* Requirement:
Here are some records; quote them exactly, leaving out the pictures.

* Raw data:
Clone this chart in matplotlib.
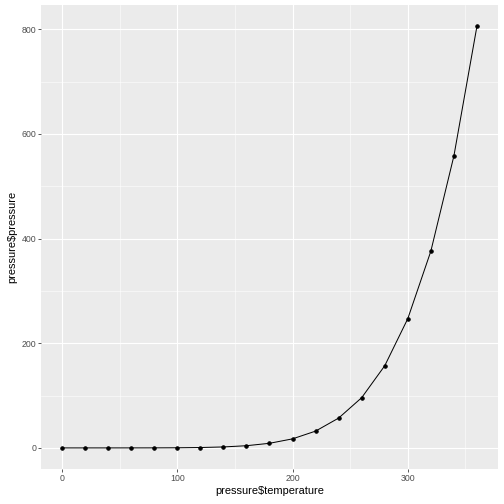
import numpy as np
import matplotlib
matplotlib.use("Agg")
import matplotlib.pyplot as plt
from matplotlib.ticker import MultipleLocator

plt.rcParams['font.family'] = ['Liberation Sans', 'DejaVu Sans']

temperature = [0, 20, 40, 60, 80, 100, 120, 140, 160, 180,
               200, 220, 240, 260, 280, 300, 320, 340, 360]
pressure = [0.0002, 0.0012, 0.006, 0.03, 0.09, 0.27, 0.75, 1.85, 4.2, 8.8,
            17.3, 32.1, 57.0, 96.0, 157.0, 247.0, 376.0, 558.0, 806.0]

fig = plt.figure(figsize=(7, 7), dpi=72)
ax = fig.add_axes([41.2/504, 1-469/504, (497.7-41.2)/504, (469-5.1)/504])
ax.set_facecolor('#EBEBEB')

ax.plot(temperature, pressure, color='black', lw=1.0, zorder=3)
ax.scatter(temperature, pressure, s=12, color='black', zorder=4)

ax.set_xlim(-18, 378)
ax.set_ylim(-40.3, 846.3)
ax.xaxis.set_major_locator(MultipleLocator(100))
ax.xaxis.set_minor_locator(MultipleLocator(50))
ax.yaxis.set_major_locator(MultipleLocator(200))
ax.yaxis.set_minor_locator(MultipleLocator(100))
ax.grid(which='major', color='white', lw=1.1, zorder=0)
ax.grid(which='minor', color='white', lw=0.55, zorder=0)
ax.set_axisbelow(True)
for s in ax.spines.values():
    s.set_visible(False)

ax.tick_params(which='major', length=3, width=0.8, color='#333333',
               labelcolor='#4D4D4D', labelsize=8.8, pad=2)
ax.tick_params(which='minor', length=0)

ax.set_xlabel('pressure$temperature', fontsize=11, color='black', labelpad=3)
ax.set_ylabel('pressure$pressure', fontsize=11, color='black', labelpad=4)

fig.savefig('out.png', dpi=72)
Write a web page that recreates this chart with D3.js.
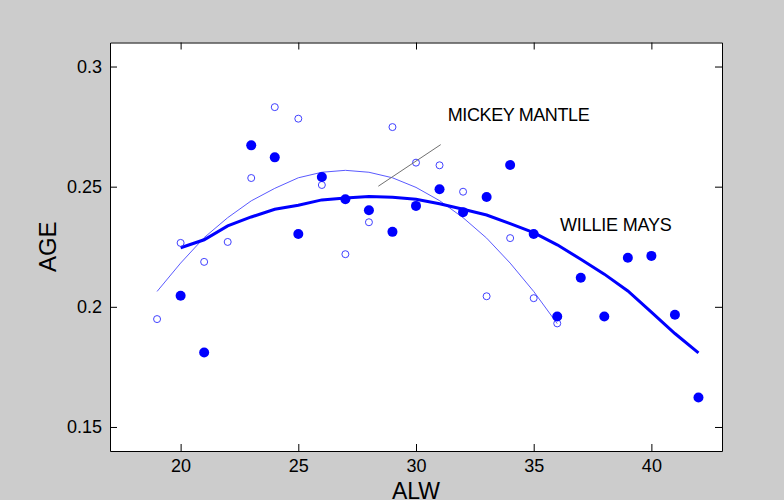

* Full output:
Clone this chart in matplotlib.
import numpy as np
import matplotlib
matplotlib.use("Agg")
import matplotlib.pyplot as plt
from matplotlib.ticker import MultipleLocator

plt.rcParams['font.family'] = ['Liberation Sans', 'DejaVu Sans']

temperature = [0, 20, 40, 60, 80, 100, 120, 140, 160, 180,
               200, 220, 240, 260, 280, 300, 320, 340, 360]
pressure = [0.0002, 0.0012, 0.006, 0.03, 0.09, 0.27, 0.75, 1.85, 4.2, 8.8,
            17.3, 32.1, 57.0, 96.0, 157.0, 247.0, 376.0, 558.0, 806.0]

fig = plt.figure(figsize=(7, 7), dpi=72)
ax = fig.add_axes([41.2/504, 1-469/504, (497.7-41.2)/504, (469-5.1)/504])
ax.set_facecolor('#EBEBEB')

ax.plot(temperature, pressure, color='black', lw=1.0, zorder=3)
ax.scatter(temperature, pressure, s=12, color='black', zorder=4)

ax.set_xlim(-18, 378)
ax.set_ylim(-40.3, 846.3)
ax.xaxis.set_major_locator(MultipleLocator(100))
ax.xaxis.set_minor_locator(MultipleLocator(50))
ax.yaxis.set_major_locator(MultipleLocator(200))
ax.yaxis.set_minor_locator(MultipleLocator(100))
ax.grid(which='major', color='white', lw=1.1, zorder=0)
ax.grid(which='minor', color='white', lw=0.55, zorder=0)
ax.set_axisbelow(True)
for s in ax.spines.values():
    s.set_visible(False)

ax.tick_params(which='major', length=3, width=0.8, color='#333333',
               labelcolor='#4D4D4D', labelsize=8.8, pad=2)
ax.tick_params(which='minor', length=0)

ax.set_xlabel('pressure$temperature', fontsize=11, color='black', labelpad=3)
ax.set_ylabel('pressure$pressure', fontsize=11, color='black', labelpad=4)

fig.savefig('out.png', dpi=72)
Write a web page that recreates this chart with D3.js.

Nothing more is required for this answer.